I think blocking out an evening to spend together as a family is a great practice.  What makes it especially great is when someone is intentional about planning it.  The same way my wife likes a well-planned date, my kids enjoy a well-planned family night that is thought about ahead of time.

One habit we’re adopting these days is giving each member of the family the privilege/responsibility of planning our family night on a rotating basis.  They get to pick the meal and help prepare it.  Then they get to choose an activity that we all do together.  It’s got to be something that everyone can participate in and can’t cost more than $5 for the whole family.  Last week was David’s turn and we eat tacos before we went out for a family game of wiffle ball.  We had tons of fun and laughed a lot.  We took pictures to put on Instagram to preserve the memories for years to come.  When the kids get to be a part of designing the evening, their engagement in it goes way up.

5. Individual Time

We’ve got three kids.  The older they get, the more I realize how important it is that I give individual attention to each one.  A rhythm that I’ve used for years is a rotation of taking 1 of them with me to shop for groceries on Saturdays.  We call it the Daddy Date.  Sometimes we’ll actually eat out at a restaurant together, but most of the time it’s just shopping at Winco.  But they love it!  I let them talk about everything going on in their world and let them have an influence over what food comes home for the week.  Your kids need to know that you love and cherish them as an individual – not just as a part of the family.  These simple shopping trips give me time to affirm them individually and give them undivided attention.

6. Play Time

I pay attention to our hobbies.  One mistake I see parents make is not sharing hobbies with their kids.  Problem is that once the kids grow up, they aren’t interested in the same things as their parents and find it harder to spend time together.  I’m consciously spending time doing what my kids love to do and also inviting them into what I love to do.  We play video games because they love it.  Then they help with the garden.  I play basketball with them and their friends (and take every opportunity to dunk on them).  I color with them.  And then we read together and play piano.  Playing together is so important for bonding with your kids.  We create an atmosphere where we’re learning and trying new things together.  Long term, this is a going to pay huge dividends.

7. Ministry Time

The last rhythm that we use is serving together.  This started for us since planting Sun City Church.  One of the most important things for us in this season was a desire for our kids to be vitally involved in the church plant process.  And it has gone so much better than I could have hoped.  I wake our kids up around 5:45am on Sunday mornings to get ready and be at the school by 6:30.  They set up kids classrooms, chairs and musical instruments.  They greet and hold signs and help check kids into the kids ministry.  And after it’s all over, they are tearing it all down to load back into the truck.  They love being a part of something that is bigger than they are.

This Sunday, Jamie caught David talking with another boy at church saying “What do you think about taking over this place someday?

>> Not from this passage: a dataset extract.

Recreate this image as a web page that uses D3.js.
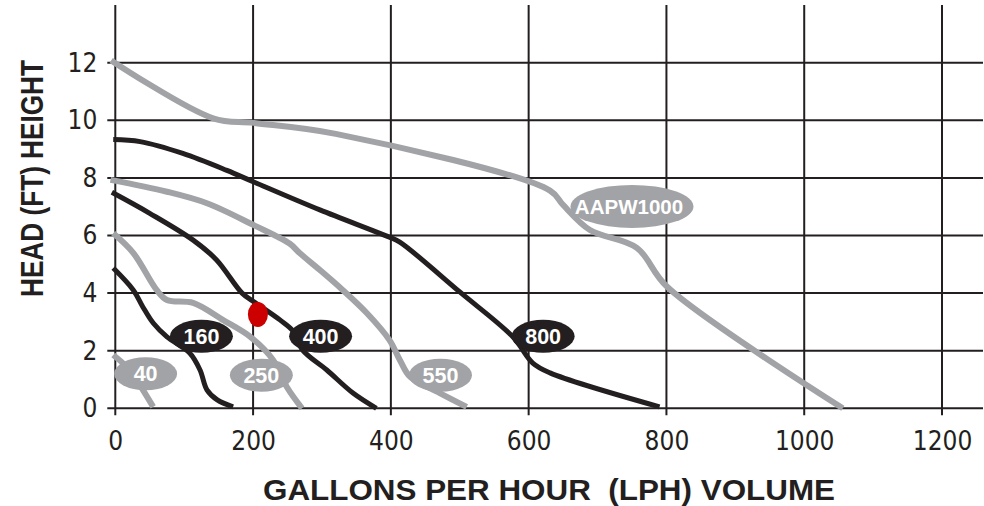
<!DOCTYPE html>
<html>
<head>
<meta charset="utf-8">
<script src="https://cdn.jsdelivr.net/npm/d3@7"></script>
<style>
  html, body { margin: 0; padding: 0; background: #fff; }
  svg { display: block; }
  .tick text { font-family: "Liberation Sans Narrow", "Arial Narrow", "DejaVu Sans Condensed", sans-serif; font-stretch: condensed; }
</style>
</head>
<body>
<svg id="chart" width="984" height="506"></svg>
<script>
// ---------- data ----------
const xTicks = [0, 200, 400, 600, 800, 1000, 1200];
const yTicks = [0, 2, 4, 6, 8, 10, 12];
const xTitle = "GALLONS PER HOUR  (LPH) VOLUME";
const yTitle = "HEAD (FT) HEIGHT";

// curves: [gallons per hour, head ft]
const curveAAPW1000 = [[-6, 12.08], [142, 10.07], [201, 9.91], [320, 9.53], [631, 7.56], [650, 7.06], [689, 6.19], [757, 5.57], [801, 4.22], [1056, 0]];
const curve800 = [[-3, 9.33], [36, 9.26], [98, 8.85], [162, 8.26], [201, 7.86], [297, 6.89], [398, 5.94], [413, 5.77], [500, 4.04], [577, 2.48], [606, 1.57], [631, 1.23], [790, 0.05]];
const curve550 = [[-7, 7.93], [75, 7.52], [133, 7.12], [201, 6.36], [253, 5.72], [268, 5.38], [297, 4.8], [330, 4.11], [365, 3.31], [398, 2.37], [413, 1.68], [428, 1.09], [471, 0.53], [510, 0.05]];
const curve400 = [[-5, 7.5], [50, 6.77], [113, 5.84], [147, 5.15], [184, 4.0], [200, 3.72], [239, 3.07], [259, 2.66], [272, 2.02], [307, 1.33], [345, 0.53], [379, 0]];
const curve250 = [[-3, 6.08], [26, 5.4], [60, 4.11], [75, 3.76], [113, 3.66], [156, 3.07], [196, 2.48], [229, 1.68], [249, 0.74], [271, 0]];
const curve160 = [[-3, 4.87], [26, 4.11], [40, 3.52], [55, 2.96], [75, 2.48], [108, 1.92], [123, 1.33], [133, 0.64], [148, 0.29], [171, 0.05]];
const curve40 = [[-3, 1.85], [21, 1.33], [40, 0.64], [55, 0.05]];

const seriesNames = ["AAPW1000", "800", "550", "400", "250", "160", "40"];
const seriesShade = ["gray", "black", "gray", "black", "gray", "black", "gray"];
const seriesData = [curveAAPW1000, curve800, curve550, curve400, curve250, curve160, curve40];
// label anchor for each series (data units)
const labelX = [750, 621, 472, 298, 212, 125, 44];
const labelY = [7.01, 2.5, 1.15, 2.5, 1.15, 2.5, 1.2];

const markerPoint = [[207, 3.26]];

// ---------- styles ----------
const INK = "#231f20";
const GRAY = "#a2a3a6";
const RED = "#cc0000";

// ---------- scales ----------
const svg = d3.select("#chart");
const x = d3.scaleLinear().domain([0, 1200]).range([115.3, 942]);
const y = d3.scaleLinear().domain([0, 12]).range([408.3, 62.7]);

// grid
const grid = svg.append("g");
grid.selectAll("line.v").data(xTicks).join("line")
  .attr("x1", d => x(d)).attr("x2", d => x(d))
  .attr("y1", 5).attr("y2", y(0) + 7)
  .attr("stroke", INK).attr("stroke-width", 2);
grid.selectAll("line.h").data(yTicks).join("line")
  .attr("x1", x(0) - 8).attr("x2", 983)
  .attr("y1", d => y(d)).attr("y2", d => y(d))
  .attr("stroke", INK).attr("stroke-width", 2);

// axes (labels only)
const xAxis = svg.append("g").attr("transform", `translate(0,${y(0)})`)
  .call(d3.axisBottom(x).tickValues(xTicks).tickSize(0).tickPadding(23).tickFormat(d3.format("d")));
const yAxis = svg.append("g").attr("transform", `translate(${x(0)},0)`)
  .call(d3.axisLeft(y).tickValues(yTicks).tickSize(0).tickPadding(18).tickFormat(d3.format("d")));
[xAxis, yAxis].forEach(a => {
  a.select(".domain").remove();
  a.selectAll(".tick text").attr("fill", INK).attr("font-size", 26);
});

// curves
const line = d3.line().x(d => x(d[0])).y(d => y(d[1])).curve(d3.curveCatmullRom.alpha(0.5));
const curves = svg.append("g").attr("fill", "none").attr("stroke-linejoin", "round");
seriesData.forEach((pts, i) => {
  curves.append("path")
    .attr("d", line(pts))
    .attr("stroke", seriesShade[i] === "gray" ? GRAY : INK)
    .attr("stroke-width", seriesShade[i] === "gray" ? 6 : 5);
});

// labels
const labels = svg.append("g");
seriesNames.forEach((name, i) => {
  const cx = x(labelX[i]), cy = y(labelY[i]);
  const wide = name.length > 4;
  labels.append("ellipse")
    .attr("cx", cx).attr("cy", cy)
    .attr("rx", wide ? 61.5 : 31.5).attr("ry", wide ? 21.5 : 16.5)
    .attr("fill", seriesShade[i] === "gray" ? GRAY : INK);
  labels.append("text")
    .attr("x", cx - (wide ? 3 : 0)).attr("y", cy)
    .attr("dy", "0.36em")
    .attr("text-anchor", "middle")
    .attr("font-family", "'Liberation Sans', Arial, sans-serif")
    .attr("font-weight", "bold")
    .attr("font-size", wide ? 20.5 : 21.5)
    .attr("fill", "#ffffff")
    .text(name);
});

// red marker
svg.append("g").selectAll("ellipse").data(markerPoint).join("ellipse")
  .attr("cx", d => x(d[0])).attr("cy", d => y(d[1]))
  .attr("rx", 10).attr("ry", 12.5)
  .attr("fill", RED);

// titles
svg.append("text")
  .attr("x", 549).attr("y", 500)
  .attr("text-anchor", "middle")
  .attr("font-family", "'Liberation Sans', Arial, sans-serif")
  .attr("font-weight", "bold").attr("font-size", 30)
  .attr("textLength", 572).attr("lengthAdjust", "spacingAndGlyphs")
  .attr("fill", INK)
  .style("white-space", "pre")
  .text(xTitle);

svg.append("text")
  .attr("transform", "translate(42.5,178.5) rotate(-90)")
  .attr("text-anchor", "middle")
  .attr("font-family", "'Liberation Sans', Arial, sans-serif")
  .attr("font-weight", "bold").attr("font-size", 31)
  .attr("textLength", 237).attr("lengthAdjust", "spacingAndGlyphs")
  .attr("fill", INK)
  .text(yTitle);
</script>
</body>
</html>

I mean, we could do the worship…and the teaching…”.  I laughed and then realized how happy this makes me.  I love that he’s dreaming about church leadership.  We talk about, pray about, explain and foster a hunger for the things of God.  We’re in it together.  And it makes serving one of the best times of our week.

I’m far from being a perfect parent.  And my kids are definitely not perfect kids.  But we love each other and are intentional about developing a relationship that is going to last a lifetime.  There are few things that are as important to me as my kids.  I’m praying that you go to new places of depth in your relationship with your kids and encourage you to be intentional with every day.  God bless!